Phenomenal consciousness is diaphanous. When we attend to the features we are aware of in experience, the only features we can attend to are external properties of our environment. And yet, somehow, this enables us to know what our experiences are like.
Normally, learning what something is like is a matter of learning about the properties that it possesses: “What is the Empire State building like? It’s tall, it has many floors, etc.”
So the natural conclusion is that learning what an experience is like is a matter of learning about its properties too.
But how can I learn about my experience’s properties by attending to the features of my environment?
Answer: Experiences instantiate the very same properties that we’re aware of in our environment. However, they instantiate them in a different, immaterial way. While objects in the world might be materially red, experiences of those objects are “qualitatively” red.

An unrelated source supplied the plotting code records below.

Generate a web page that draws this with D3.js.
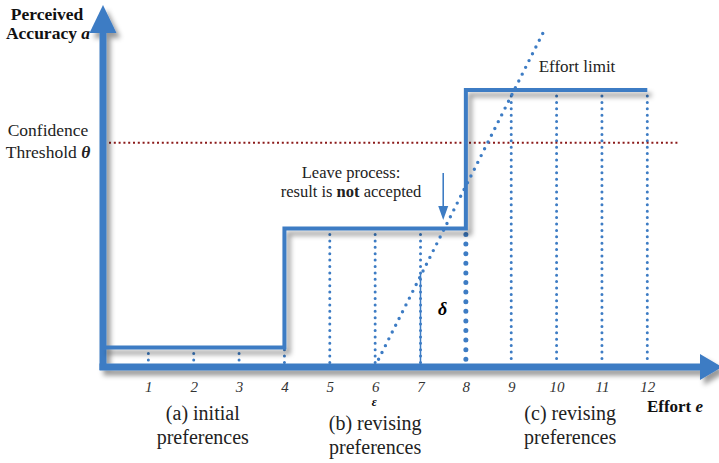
<!DOCTYPE html>
<html>
<head>
<meta charset="utf-8">
<script src="https://cdn.jsdelivr.net/npm/d3@7"></script>
<style>
  body { margin: 0; background: #fff; }
  svg { display: block; font-family: "Liberation Serif", "Times New Roman", serif; }
</style>
</head>
<body>
<div id="chart"></div>
<script>
// effort ticks along the bottom
var effortTicks = [1, 2, 3, 4, 5, 6, 7, 8, 9, 10, 11, 12];
// accuracy where each dotted drop line starts
var dropLevel = [0.07, 0.07, 0.07, 0.5, 0.5, 0.5, 0.5, 0.5, 1.0, 1.0, 1.0, 1.0];
// step function of perceived accuracy (levels start at these efforts)
var stepEffort = [0, 4, 8, 12];
var stepAccuracy = [0.07, 0.5, 1.0, 1.0];
var threshold = 0.81;
// dotted trend line (effort, accuracy)
var trendEffort = [6, 9.7];
var trendAccuracy = [0, 1.206];
var deltaEffort = 7;
var phaseLabels = [
  { e: 2.2, lines: ["(a) initial", "preferences"], dy: 0 },
  { e: 6.0, lines: ["(b) revising", "preferences"], dy: 10 },
  { e: 10.3, lines: ["(c) revising", "preferences"], dy: 0 }
];

var width = 719, height = 463;
var blue = "#3d7cc4";

var svg = d3.select("#chart").append("svg")
  .attr("width", width)
  .attr("height", height);

var defs = svg.append("defs");
defs.append("filter").attr("id", "shadow")
    .attr("x", "-10%").attr("y", "-10%").attr("width", "130%").attr("height", "130%")
  .append("feDropShadow")
    .attr("dx", 4).attr("dy", 5)
    .attr("stdDeviation", 2.4)
    .attr("flood-color", "#000")
    .attr("flood-opacity", 0.4);

var x = d3.scaleLinear().domain([0, 12]).range([103, 647.3]);
var y = d3.scaleLinear().domain([0, 1]).range([367, 90]);

function trendAt(e) {
  var t = (e - trendEffort[0]) / (trendEffort[1] - trendEffort[0]);
  return trendAccuracy[0] + t * (trendAccuracy[1] - trendAccuracy[0]);
}

// dotted drop lines
svg.append("g")
  .selectAll("line")
  .data(effortTicks)
  .join("line")
    .attr("x1", d => x(d))
    .attr("x2", d => x(d))
    .attr("y1", (d, i) => y(dropLevel[i]) + 6)
    .attr("y2", y(0) - 3)
    .attr("stroke", blue)
    .attr("stroke-linecap", "round")
    .attr("stroke-width", d => d == 8 ? 5 : 3)
    .attr("stroke-dasharray", d => d == 8 ? "0 9.6" : "0 6.4");

// confidence threshold
svg.append("line")
  .attr("x1", x(0) + 6).attr("x2", x(12.7))
  .attr("y1", y(threshold)).attr("y2", y(threshold))
  .attr("stroke", "#8b1a1a")
  .attr("stroke-width", 2)
  .attr("stroke-dasharray", "2 2.8");

// axes with shadow
var axes = svg.append("g").attr("filter", "url(#shadow)");
axes.append("line")
  .attr("x1", x(0)).attr("x2", x(0))
  .attr("y1", y(0) + 3).attr("y2", 30)
  .attr("stroke", blue).attr("stroke-width", 7);
axes.append("path")
  .attr("d", d3.line()([[x(0) - 13.5, 33], [x(0) + 13.5, 33], [x(0), 5]]))
  .attr("fill", blue);
axes.append("line")
  .attr("x1", x(0) - 3.5).attr("x2", 702)
  .attr("y1", y(0)).attr("y2", y(0))
  .attr("stroke", blue).attr("stroke-width", 7);
axes.append("path")
  .attr("d", d3.line()([[700, y(0) - 13], [700, y(0) + 13], [722, y(0)]]))
  .attr("fill", blue);

// step line
svg.append("path")
  .datum(d3.zip(stepEffort, stepAccuracy))
  .attr("d", d3.line().x(d => x(d[0])).y(d => y(d[1])).curve(d3.curveStepAfter))
  .attr("fill", "none")
  .attr("stroke", blue)
  .attr("stroke-width", 4)
  .attr("filter", "url(#shadow)");

// trend (dotted diagonal)
svg.append("line")
  .attr("x1", x(trendEffort[0])).attr("y1", y(trendAccuracy[0]) - 1)
  .attr("x2", x(trendEffort[1])).attr("y2", y(trendAccuracy[1]))
  .attr("stroke", blue)
  .attr("stroke-width", 3.4)
  .attr("stroke-linecap", "round")
  .attr("stroke-dasharray", "0 7.6");

// delta segment
svg.append("line")
  .attr("x1", x(deltaEffort)).attr("x2", x(deltaEffort))
  .attr("y1", y(trendAt(deltaEffort)) - 4).attr("y2", y(0) - 3)
  .attr("stroke", blue).attr("stroke-width", 1.5);
svg.append("text")
  .attr("x", x(deltaEffort) + 22).attr("y", 315)
  .attr("text-anchor", "middle")
  .attr("font-size", 18).attr("font-weight", "bold").attr("font-style", "italic")
  .text("δ");

// tick labels
var xAxis = svg.append("g")
  .attr("transform", "translate(0," + y(0) + ")")
  .call(d3.axisBottom(x).tickValues(effortTicks).tickSize(0).tickPadding(14));
xAxis.select(".domain").remove();
xAxis.selectAll("text")
  .attr("font-family", "Liberation Serif, serif")
  .attr("font-size", 15)
  .attr("font-style", "italic")
  .attr("fill", "#333");

svg.append("text")
  .attr("x", x(6) - 1).attr("y", 406)
  .attr("text-anchor", "middle")
  .attr("font-size", 12).attr("font-weight", "bold").attr("font-style", "italic")
  .text("ε");

// leave process arrow at the point where the trend crosses level 2
var crossE = trendEffort[0] + (0.5 - trendAccuracy[0]) / (trendAccuracy[1] - trendAccuracy[0]) * (trendEffort[1] - trendEffort[0]);
svg.append("line")
  .attr("x1", x(crossE) - 1.5).attr("x2", x(crossE) - 1.5)
  .attr("y1", 173).attr("y2", 208)
  .attr("stroke", blue).attr("stroke-width", 1.6);
svg.append("path")
  .attr("d", d3.line()([[x(crossE) - 6.5, 206], [x(crossE) + 3.5, 206], [x(crossE) - 1.5, 220]]))
  .attr("fill", blue);

var leave = svg.append("text")
  .attr("text-anchor", "middle")
  .attr("font-size", 16.5)
  .attr("fill", "#222");
leave.append("tspan").attr("x", 351).attr("y", 178).text("Leave process:");
var l2 = leave.append("tspan").attr("x", 351).attr("y", 197);
l2.append("tspan").text("result is ");
l2.append("tspan").attr("font-weight", "bold").text("not");
l2.append("tspan").text(" accepted");

svg.append("text")
  .attr("x", 577).attr("y", 72)
  .attr("text-anchor", "middle")
  .attr("font-size", 17).attr("fill", "#222")
  .text("Effort limit");

// y axis title and threshold label
var yTitle = svg.append("text")
  .attr("text-anchor", "middle")
  .attr("font-size", 17.5).attr("font-weight", "bold").attr("fill", "#111");
yTitle.append("tspan").attr("x", 47).attr("y", 20).text("Perceived");
var yt2 = yTitle.append("tspan").attr("x", 48).attr("y", 39);
yt2.append("tspan").text("Accuracy ");
yt2.append("tspan").attr("font-style", "italic").text("a");

var thr = svg.append("text")
  .attr("text-anchor", "middle")
  .attr("font-size", 17.5).attr("fill", "#222");
thr.append("tspan").attr("x", 48).attr("y", 136).text("Confidence");
var thr2 = thr.append("tspan").attr("x", 48).attr("y", 158);
thr2.append("tspan").text("Threshold ");
thr2.append("tspan").attr("font-style", "italic").attr("font-weight", "bold").text("θ");

// x axis title
var xTitle = svg.append("text")
  .attr("x", 675).attr("y", 412)
  .attr("text-anchor", "middle")
  .attr("font-size", 17).attr("font-weight", "bold").attr("fill", "#111");
xTitle.append("tspan").text("Effort ");
xTitle.append("tspan").attr("font-style", "italic").text("e");

// phase labels
svg.append("g")
  .selectAll("text")
  .data(phaseLabels)
  .join("text")
    .attr("text-anchor", "middle")
    .attr("font-size", 20)
    .attr("fill", "#222")
    .each(function(d) {
      var t = d3.select(this);
      d.lines.forEach(function(line, i) {
        t.append("tspan")
          .attr("x", x(d.e))
          .attr("y", 420 + d.dy + i * 24)
          .text(line);
      });
    });
</script>
</body>
</html>
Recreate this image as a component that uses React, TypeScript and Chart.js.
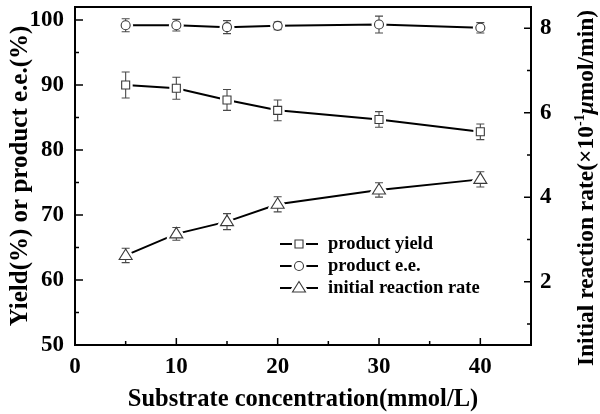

To clarify: Sometimes, adverbs are used to indicate the way that a property is possessed, rather than forming a new property-specifying expression. (Tye, 2023)
For instance, “X is necessarily F” doesn’t ascribe a further modal property over and above F. Rather, it marks the way in which F is possessed (it is possessed necessarily rather than contingently).
We can say the same thing about material redness and qualitative redness.
Objects in the world are materially red and experiences of them are qualitatively red. Those adverbs mark two different ways that the same property can be possessed (in the scholastic tradition, these ways are known as the material and immaterial mode).
So when I attend to the features that are materially instantiated in my environment, I am simultaneously aware of the properties that are qualitatively instantiated in my mind. This is because those properties are one and the same.
If we accept this sort of view, physicalism must be abandoned. No amount of physical facts imply anything whatsoever about qualitative properties possessed by experiences. Experiences would involve immaterial qualia that purely physical duplicates of our world would not include.
However, there is an alternative way to account for our knowledge of what experiences are like that is consistent with physicalism.
In experience, we are directly presented with external features of our environment. In order to respond consistently and appropriately to these features, there must be intrinsic elements of our experiences that systematically correspond to the external properties that they represent. These are needed so that our experiences cause us to respond in ways that correspond to how things are in our environment.
So, according to this alternative proposal, when we attend to the environmental features presented by our experiences, we only learn what our experiences are “like” in a derivative sense: We learn which environmental features their intrinsic elements structurally correspond to. We learn that experiences are red* and triangular* (understood as functional counterparts to the worldly properties), rather than red and triangular. (Sellars, 1960)
When Mary exclaims “Aha! *That’s* what it is like to experience a red tomato!” She is discovering that certain features in her environment are structurally analogous, within an appropriate network of elements, to intrinsic elements that characterize experiences of red tomatoes. On this view, what an experience is “structurally like” is what we are actually talking about when we talk about phenomenal character.
If we accept this alternative view, standard objections to a priori physicalism no longer pose a threat. We are free to hold that facts about what experiences are like* (in the appropriately analyzed sense) are straightforwardly entailed by the fundamental physical facts. Once we know the fundamental physical truths, we can thereby deduce whether someone is having a green* experience or a red* experience simply by determining whether the intrinsic elements of their experience functionally correspond to green things or red things.
But isn’t there still a further question about whether there is anything it is like to be in that green* or red* state? No. Once we recognize that what an experience is like* is a matter of what its intrinsic elements functionally correspond to, there is no additional problem to solve. The correct analysis of “what it’s like to experience…” reports dissolves the hard problem.
The most pressing objection to a priori physicalism is the absurdity of denying the reality of consciousness. According to their critics, a priori physicalists are forced to deny the most obvious fact in the universe: That there is something it is like to experience reality. But this critique begs the question by assuming that “what an experience is like” must be understood in terms of qualia. The a priori physicalist offers an alternative analysis of such statements that they can affirm. The obvious truth that there is something it is like to see red does not imply that the final analysis of such statements is equally apparent. The charge of absurdity only remains compelling as long as the a priori physicalist’s central contention is ignored.
Like their anti-physicalist opponents, a priori physicalists affirm the metaphysical possibility of philosophical zombies. They hold that such creatures are possible because they are actual. In my view, this proposal becomes far less strange once it is grounded in a linguistic analysis of our reports about phenomenal consciousness.